Earlier, they took out a rally through different areas of Guwahati city.
Communist Party of India-Marxist (CPI-M) Rajya Sabha member Jharna Das Baidya and party leader Uddhab Barman led the rally and demonstration.
The agitators submitted a memorandum to the Northeast Frontier Railway (NFR) General Manager R.S. Virdi.
"We shall intensify our stir to force the NFR authorities to complete the railway projects at the earliest," DYFI Tripura unit president Tapas Datta told IANS.
He said over 500 DYFI (Democratic Youth Federation of India) and TYF (Tribal Youth Federation) activists, accompanied by artists and singers, arrived in Guwahati Tuesday night by bus after travelling 600 km from Agartala.
The activists had earlier planned to take a train but changed their plan in view of the violent situation in different parts of Assam over statehood-related protests.
Both DYFI and TYF are the youth wings of CPI-M.
DYFI Secretary Amal Chakraborty said: "Paucity of funds has held up many railway projects, including those declared national projects by Prime Minister Manmohan Singh.

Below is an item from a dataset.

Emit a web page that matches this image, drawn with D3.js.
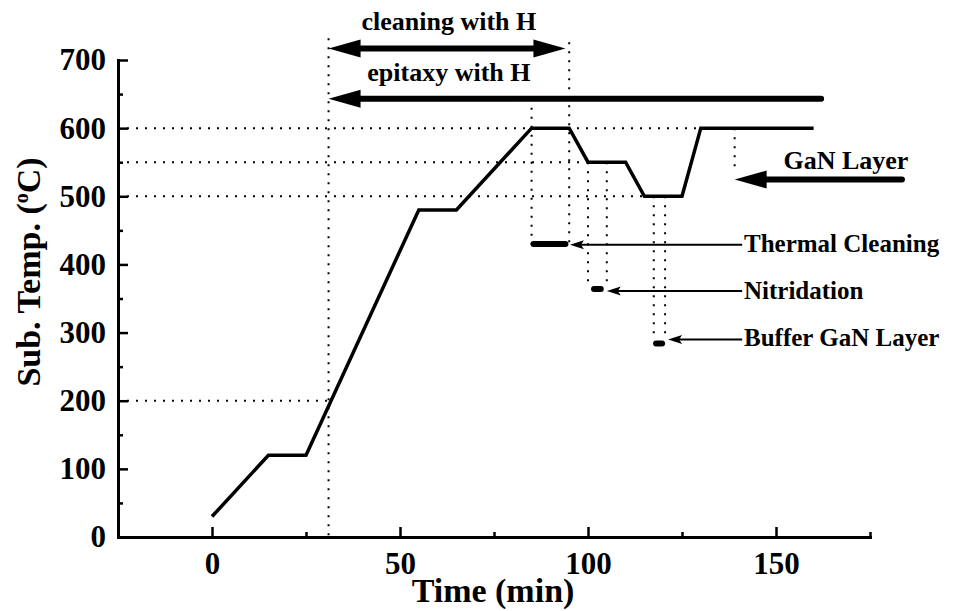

Both the government of India and the NFR authorities are reluctant to complete those projects."
"Besides the new railway lines in the northeastern states, gauge conversion works between Lumding (200 km north of Guwahati) and Agartala, and Agartala-Sabroom (in southern Tripura) railway extension are delayed due to the central government's negligence," he said.
The then prime minister H.D. Deve Gowda had laid the foundation stone for conversion of Lumding-Agartala metre gauge track to broad gauge in January 1996.
The cost of the project has escalated to Rs.2,800 crore from Rs.648 crore in 1996.
The broad gauge railway line from Guwahati passes through Lumding (in Assam's Nagaon district), connecting Agartala and parts of Manipur, Mizoram and southern Assam with the rest of India by a single 109-year-old metre-gauge railway track.
Agartala is one of the newest stations of the Indian Railways, and came up on the country's rail map in October 2008.
"After a series of movements since 1952, the metre-gauge railway track was extended from Lumding to Agartala in 2008," Tapas Datta regretted.
According to the Left Leaders, the DYFI and TYF activists have been organising protest rallies in Tripura and Assam over the past three months to make Wednesday's demonstration programme in Maligaon a success.